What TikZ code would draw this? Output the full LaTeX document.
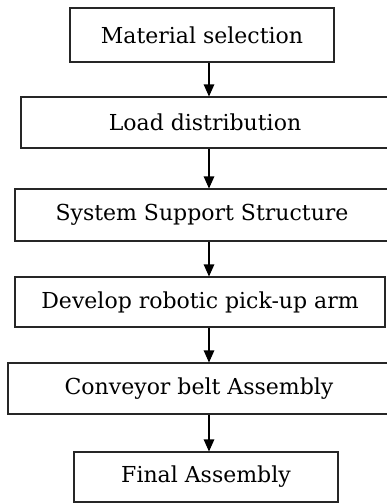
\documentclass[tikz,border=0pt]{standalone}
\usepackage{fontspec}
\setmainfont{DejaVu Serif}
\usetikzlibrary{arrows.meta}
\begin{document}
\begin{tikzpicture}[x=1pt,y=-1pt,
  box/.style={draw=black!85, line width=1.1pt, fill=white, inner sep=0pt, font=\fontsize{22}{24}\selectfont},
  arr/.style={line width=1.1pt, -{Triangle[length=12pt,width=10.5pt]}}]
\useasboundingbox (0,0) rectangle (387,504);
\clip (0,0) rectangle (387,504);
\node[box, minimum width=264pt, minimum height=54pt] (n1) at (202,35) {Material selection};
\node[box, minimum width=368pt, minimum height=51pt] (n2) at (205,122.5) {Load distribution};
\node[box, minimum width=374pt, minimum height=52pt] (n3) at (202,215) {System Support Structure};
\node[box, minimum width=370pt, minimum height=50pt] (n4) at (200,302) {Develop robotic pick-up arm};
\node[box, minimum width=382pt, minimum height=51pt] (n5) at (199,388.5) {Conveyor belt Assembly};
\node[box, minimum width=264pt, minimum height=50pt] (n6) at (206,477) {Final Assembly};
\coordinate (ax) at (209,0);
\draw[arr] (n1.south -| ax) -- (n2.north -| ax);
\draw[arr] (n2.south -| ax) -- (n3.north -| ax);
\draw[arr] (n3.south -| ax) -- (n4.north -| ax);
\draw[arr] (n4.south -| ax) -- (n5.north -| ax);
\draw[arr] (n5.south -| ax) -- (n6.north -| ax);
\end{tikzpicture}
\end{document}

__DESCRIPTION OF THE TASK__
Leave the pictures out and output the rest of the listing exactly.

__ANSWER TO THE TASK__
What TikZ code would draw this? Output the full LaTeX document.
\documentclass[tikz,border=0pt]{standalone}
\usepackage{fontspec}
\setmainfont{DejaVu Serif}
\usetikzlibrary{arrows.meta}
\begin{document}
\begin{tikzpicture}[x=1pt,y=-1pt,
  box/.style={draw=black!85, line width=1.1pt, fill=white, inner sep=0pt, font=\fontsize{22}{24}\selectfont},
  arr/.style={line width=1.1pt, -{Triangle[length=12pt,width=10.5pt]}}]
\useasboundingbox (0,0) rectangle (387,504);
\clip (0,0) rectangle (387,504);
\node[box, minimum width=264pt, minimum height=54pt] (n1) at (202,35) {Material selection};
\node[box, minimum width=368pt, minimum height=51pt] (n2) at (205,122.5) {Load distribution};
\node[box, minimum width=374pt, minimum height=52pt] (n3) at (202,215) {System Support Structure};
\node[box, minimum width=370pt, minimum height=50pt] (n4) at (200,302) {Develop robotic pick-up arm};
\node[box, minimum width=382pt, minimum height=51pt] (n5) at (199,388.5) {Conveyor belt Assembly};
\node[box, minimum width=264pt, minimum height=50pt] (n6) at (206,477) {Final Assembly};
\coordinate (ax) at (209,0);
\draw[arr] (n1.south -| ax) -- (n2.north -| ax);
\draw[arr] (n2.south -| ax) -- (n3.north -| ax);
\draw[arr] (n3.south -| ax) -- (n4.north -| ax);
\draw[arr] (n4.south -| ax) -- (n5.north -| ax);
\draw[arr] (n5.south -| ax) -- (n6.north -| ax);
\end{tikzpicture}
\end{document}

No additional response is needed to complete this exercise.